§ **What to produce**
Set down all of the data that follows word for word, without the images.

§ **Information shown**

|---|

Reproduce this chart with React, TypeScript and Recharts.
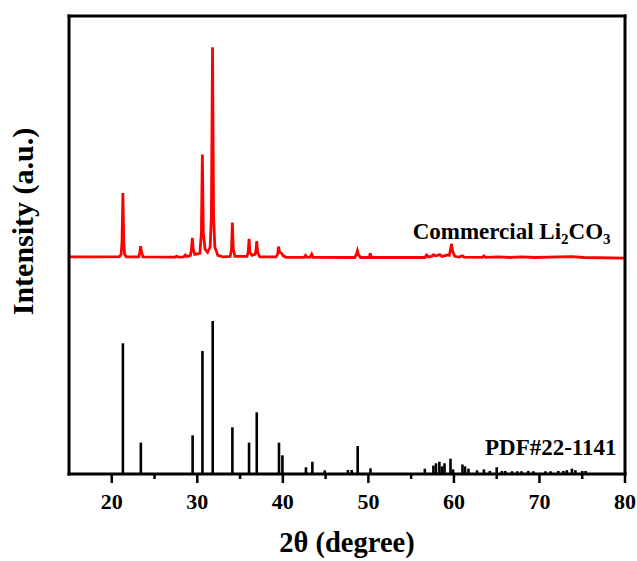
import React from 'react';
import {
  ComposedChart,
  Line,
  XAxis,
  YAxis,
  ReferenceLine,
} from 'recharts';

// measured Commercial Li2CO3 pattern: [2theta, relative intensity %]
const commercialPattern: [number, number][] = [
  [15, 0.3], [19.0, 0.3], [20.9, 0.4], [21.1, 1.5], [21.2, 8], [21.3, 30.6], [21.4, 8], [21.5, 1.5], [21.7, 0.3],
  [23.15, 0.3], [23.28, 2.5], [23.38, 5.4], [23.48, 2.5], [23.65, 0.3],
  [27.4, 0.2], [27.6, 0.6], [27.8, 0.2],
  [28.4, 0.3], [28.6, 1.2], [28.8, 0.4],
  [29.2, 1.0], [29.32, 4], [29.42, 9.4], [29.52, 4], [29.7, 1.5],
  [30.3, 2], [30.48, 12], [30.59, 49], [30.7, 12], [30.9, 4],
  [31.2, 2.5], [31.5, 5], [31.65, 20], [31.78, 100], [31.9, 20], [32.05, 5], [32.4, 1], [33.0, 0.3],
  [33.85, 0.5], [34.0, 4], [34.1, 16.6], [34.2, 4], [34.4, 0.5],
  [35.8, 0.5], [35.95, 2.5], [36.05, 8.9], [36.15, 2.5], [36.4, 1],
  [36.75, 1.5], [36.85, 3], [36.95, 7.8], [37.05, 2.5], [37.3, 0.3],
  [39.2, 0.3], [39.38, 1.5], [39.5, 5.2], [39.62, 2.5], [39.85, 2], [40.05, 0.8], [40.4, 0.1],
  [42.5, 0.1], [42.65, 1.0], [42.8, 0.2], [43.2, 0.2], [43.38, 1.6], [43.55, 0.1],
  [48.4, 0], [48.6, 1.5], [48.72, 3.2], [48.85, 1.2], [49.1, 0],
  [50.1, 0], [50.22, 2.0], [50.35, 0],
  [56.6, 0], [56.8, 1.2], [57.0, 0.3], [57.4, 0.6], [57.6, 1.3], [57.8, 0.8], [58.1, 1.0],
  [58.35, 1.4], [58.6, 0.5], [59.0, 0.9], [59.2, 1.2], [59.45, 1.0], [59.6, 3.5], [59.72, 6.5],
  [59.85, 3], [60.1, 0.6], [60.6, 0.2], [61.0, 0.8], [61.2, 0.2],
  [63.3, 0.1], [63.5, 0.7], [63.7, 0.1], [65.2, 0.3], [66.5, 0], [67.9, 0.3], [69.5, 0],
  [72.3, 0.3], [73.8, 0.4], [75.2, 0], [80, -0.3],
];

// PDF#22-1141 reference lines
const pdfAngles = [
  21.3, 23.4, 29.45, 30.6, 31.8, 34.1, 36.05, 36.95, 39.55, 39.95,
  42.7, 43.45, 44.9, 47.6, 48.05, 48.75, 50.25, 56.6, 57.6, 57.9,
  58.3, 58.6, 58.9, 59.6, 59.9, 61.0, 61.3, 61.7, 62.7, 63.5,
  64.2, 65.0, 65.6, 66.0, 66.8, 67.4, 67.9, 68.7, 69.3, 70.7,
  71.3, 72.2, 72.8, 73.2, 73.8, 74.2, 75.0, 75.4,
];
const pdfIntensities = [
  85.4, 20.5, 25.3, 80.4, 100, 30.5, 20.5, 40.3, 20.5, 12.2,
  4.4, 8, 2.4, 2.6, 2.6, 18.3, 3.7, 3.5, 5.5, 7,
  8, 5, 7, 10, 3, 6.2, 5, 3.5, 2.4, 3,
  2, 4.4, 2, 2, 1.8, 1.8, 1.8, 2, 1.8, 1.8,
  1.8, 2, 2, 2.5, 3.5, 2.5, 2, 2,
];

const majorTicks = [20, 30, 40, 50, 60, 70, 80];
const minorTicks = [25, 35, 45, 55, 65, 75];

const font = '"Liberation Serif", "Times New Roman", serif';

const chartData = commercialPattern.map(([t, i]) => ({ t, i }));
const allTicks = [...majorTicks, ...minorTicks].sort((a, b) => a - b);

function XTick(props: any) {
  const { x, y, payload } = props;
  const major = majorTicks.includes(payload.value);
  return (
    <g>
      <line x1={x} x2={x} y1={y} y2={y + (major ? 9 : 5)} stroke="#000" strokeWidth={2.5} />
      {major && (
        <text x={x} y={y + 35} textAnchor="middle" fontSize={22} fontWeight="bold" fontFamily={font} fill="#000">
          {payload.value}
        </text>
      )}
    </g>
  );
}

const frame = { stroke: '#000', strokeWidth: 3, strokeLinecap: 'square' as const };

export default function App() {
  return (
    <div style={{ position: 'absolute', left: 0, top: 0, width: 637, height: 561, background: '#fff' }}>
      <ComposedChart
        width={637}
        height={561}
        data={chartData}
        margin={{ top: 15, right: 11, bottom: 47, left: 68 }}
      >
        <XAxis
          xAxisId="x"
          dataKey="t"
          type="number"
          domain={[15, 80]}
          ticks={allTicks}
          interval={0}
          allowDataOverflow
          height={40}
          tickSize={0}
          tickMargin={0}
          tickLine={false}
          tick={<XTick />}
          axisLine={frame}
        />
        <XAxis
          xAxisId="top"
          orientation="top"
          type="number"
          domain={[15, 80]}
          height={1}
          tick={false}
          tickLine={false}
          axisLine={frame}
        />
        <YAxis
          yAxisId="xrd"
          type="number"
          domain={[-102.9, 114.8]}
          allowDataOverflow
          width={1}
          tick={false}
          tickLine={false}
          axisLine={frame}
        />
        <YAxis
          yAxisId="pdf"
          orientation="right"
          type="number"
          domain={[0, 299.3]}
          allowDataOverflow
          width={1}
          tick={false}
          tickLine={false}
          axisLine={frame}
        />
        <Line
          xAxisId="x"
          yAxisId="xrd"
          type="linear"
          dataKey="i"
          stroke="#ff0000"
          strokeWidth={2.8}
          dot={false}
          isAnimationActive={false}
        />
        {pdfAngles.map((t, k) => (
          <ReferenceLine
            key={k}
            xAxisId="x"
            yAxisId="pdf"
            segment={[{ x: t, y: 0 }, { x: t, y: pdfIntensities[k] }]}
            stroke="#000"
            strokeWidth={2.6}
          />
        ))}
      </ComposedChart>
      <svg
        width={637}
        height={561}
        style={{ position: 'absolute', left: 0, top: 0, pointerEvents: 'none' }}
        fontFamily={font}
        fontWeight="bold"
        fill="#000"
      >
        <text transform="translate(33.3, 221.5) rotate(-90)" textAnchor="middle" fontSize={30}>
          Intensity (a.u.)
        </text>
        <text x={347} y={552} textAnchor="middle" fontSize={28.5}>
          2θ (degree)
        </text>
        <text x={412.7} y={239.3} fontSize={23}>
          Commercial Li
          <tspan fontSize={15} dy={5}>2</tspan>
          <tspan dy={-5}>CO</tspan>
          <tspan fontSize={15} dy={5}>3</tspan>
        </text>
        <text x={485} y={455} fontSize={23}>
          PDF#22-1141
        </text>
      </svg>
    </div>
  );
}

|---|

§ **Answer to the task**
Reproduce this chart with React, TypeScript and Recharts.
import React from 'react';
import {
  ComposedChart,
  Line,
  XAxis,
  YAxis,
  ReferenceLine,
} from 'recharts';

// measured Commercial Li2CO3 pattern: [2theta, relative intensity %]
const commercialPattern: [number, number][] = [
  [15, 0.3], [19.0, 0.3], [20.9, 0.4], [21.1, 1.5], [21.2, 8], [21.3, 30.6], [21.4, 8], [21.5, 1.5], [21.7, 0.3],
  [23.15, 0.3], [23.28, 2.5], [23.38, 5.4], [23.48, 2.5], [23.65, 0.3],
  [27.4, 0.2], [27.6, 0.6], [27.8, 0.2],
  [28.4, 0.3], [28.6, 1.2], [28.8, 0.4],
  [29.2, 1.0], [29.32, 4], [29.42, 9.4], [29.52, 4], [29.7, 1.5],
  [30.3, 2], [30.48, 12], [30.59, 49], [30.7, 12], [30.9, 4],
  [31.2, 2.5], [31.5, 5], [31.65, 20], [31.78, 100], [31.9, 20], [32.05, 5], [32.4, 1], [33.0, 0.3],
  [33.85, 0.5], [34.0, 4], [34.1, 16.6], [34.2, 4], [34.4, 0.5],
  [35.8, 0.5], [35.95, 2.5], [36.05, 8.9], [36.15, 2.5], [36.4, 1],
  [36.75, 1.5], [36.85, 3], [36.95, 7.8], [37.05, 2.5], [37.3, 0.3],
  [39.2, 0.3], [39.38, 1.5], [39.5, 5.2], [39.62, 2.5], [39.85, 2], [40.05, 0.8], [40.4, 0.1],
  [42.5, 0.1], [42.65, 1.0], [42.8, 0.2], [43.2, 0.2], [43.38, 1.6], [43.55, 0.1],
  [48.4, 0], [48.6, 1.5], [48.72, 3.2], [48.85, 1.2], [49.1, 0],
  [50.1, 0], [50.22, 2.0], [50.35, 0],
  [56.6, 0], [56.8, 1.2], [57.0, 0.3], [57.4, 0.6], [57.6, 1.3], [57.8, 0.8], [58.1, 1.0],
  [58.35, 1.4], [58.6, 0.5], [59.0, 0.9], [59.2, 1.2], [59.45, 1.0], [59.6, 3.5], [59.72, 6.5],
  [59.85, 3], [60.1, 0.6], [60.6, 0.2], [61.0, 0.8], [61.2, 0.2],
  [63.3, 0.1], [63.5, 0.7], [63.7, 0.1], [65.2, 0.3], [66.5, 0], [67.9, 0.3], [69.5, 0],
  [72.3, 0.3], [73.8, 0.4], [75.2, 0], [80, -0.3],
];

// PDF#22-1141 reference lines
const pdfAngles = [
  21.3, 23.4, 29.45, 30.6, 31.8, 34.1, 36.05, 36.95, 39.55, 39.95,
  42.7, 43.45, 44.9, 47.6, 48.05, 48.75, 50.25, 56.6, 57.6, 57.9,
  58.3, 58.6, 58.9, 59.6, 59.9, 61.0, 61.3, 61.7, 62.7, 63.5,
  64.2, 65.0, 65.6, 66.0, 66.8, 67.4, 67.9, 68.7, 69.3, 70.7,
  71.3, 72.2, 72.8, 73.2, 73.8, 74.2, 75.0, 75.4,
];
const pdfIntensities = [
  85.4, 20.5, 25.3, 80.4, 100, 30.5, 20.5, 40.3, 20.5, 12.2,
  4.4, 8, 2.4, 2.6, 2.6, 18.3, 3.7, 3.5, 5.5, 7,
  8, 5, 7, 10, 3, 6.2, 5, 3.5, 2.4, 3,
  2, 4.4, 2, 2, 1.8, 1.8, 1.8, 2, 1.8, 1.8,
  1.8, 2, 2, 2.5, 3.5, 2.5, 2, 2,
];

const majorTicks = [20, 30, 40, 50, 60, 70, 80];
const minorTicks = [25, 35, 45, 55, 65, 75];

const font = '"Liberation Serif", "Times New Roman", serif';

const chartData = commercialPattern.map(([t, i]) => ({ t, i }));
const allTicks = [...majorTicks, ...minorTicks].sort((a, b) => a - b);

function XTick(props: any) {
  const { x, y, payload } = props;
  const major = majorTicks.includes(payload.value);
  return (
    <g>
      <line x1={x} x2={x} y1={y} y2={y + (major ? 9 : 5)} stroke="#000" strokeWidth={2.5} />
      {major && (
        <text x={x} y={y + 35} textAnchor="middle" fontSize={22} fontWeight="bold" fontFamily={font} fill="#000">
          {payload.value}
        </text>
      )}
    </g>
  );
}

const frame = { stroke: '#000', strokeWidth: 3, strokeLinecap: 'square' as const };

export default function App() {
  return (
    <div style={{ position: 'absolute', left: 0, top: 0, width: 637, height: 561, background: '#fff' }}>
      <ComposedChart
        width={637}
        height={561}
        data={chartData}
        margin={{ top: 15, right: 11, bottom: 47, left: 68 }}
      >
        <XAxis
          xAxisId="x"
          dataKey="t"
          type="number"
          domain={[15, 80]}
          ticks={allTicks}
          interval={0}
          allowDataOverflow
          height={40}
          tickSize={0}
          tickMargin={0}
          tickLine={false}
          tick={<XTick />}
          axisLine={frame}
        />
        <XAxis
          xAxisId="top"
          orientation="top"
          type="number"
          domain={[15, 80]}
          height={1}
          tick={false}
          tickLine={false}
          axisLine={frame}
        />
        <YAxis
          yAxisId="xrd"
          type="number"
          domain={[-102.9, 114.8]}
          allowDataOverflow
          width={1}
          tick={false}
          tickLine={false}
          axisLine={frame}
        />
        <YAxis
          yAxisId="pdf"
          orientation="right"
          type="number"
          domain={[0, 299.3]}
          allowDataOverflow
          width={1}
          tick={false}
          tickLine={false}
          axisLine={frame}
        />
        <Line
          xAxisId="x"
          yAxisId="xrd"
          type="linear"
          dataKey="i"
          stroke="#ff0000"
          strokeWidth={2.8}
          dot={false}
          isAnimationActive={false}
        />
        {pdfAngles.map((t, k) => (
          <ReferenceLine
            key={k}
            xAxisId="x"
            yAxisId="pdf"
            segment={[{ x: t, y: 0 }, { x: t, y: pdfIntensities[k] }]}
            stroke="#000"
            strokeWidth={2.6}
          />
        ))}
      </ComposedChart>
      <svg
        width={637}
        height={561}
        style={{ position: 'absolute', left: 0, top: 0, pointerEvents: 'none' }}
        fontFamily={font}
        fontWeight="bold"
        fill="#000"
      >
        <text transform="translate(33.3, 221.5) rotate(-90)" textAnchor="middle" fontSize={30}>
          Intensity (a.u.)
        </text>
        <text x={347} y={552} textAnchor="middle" fontSize={28.5}>
          2θ (degree)
        </text>
        <text x={412.7} y={239.3} fontSize={23}>
          Commercial Li
          <tspan fontSize={15} dy={5}>2</tspan>
          <tspan dy={-5}>CO</tspan>
          <tspan fontSize={15} dy={5}>3</tspan>
        </text>
        <text x={485} y={455} fontSize={23}>
          PDF#22-1141
        </text>
      </svg>
    </div>
  );
}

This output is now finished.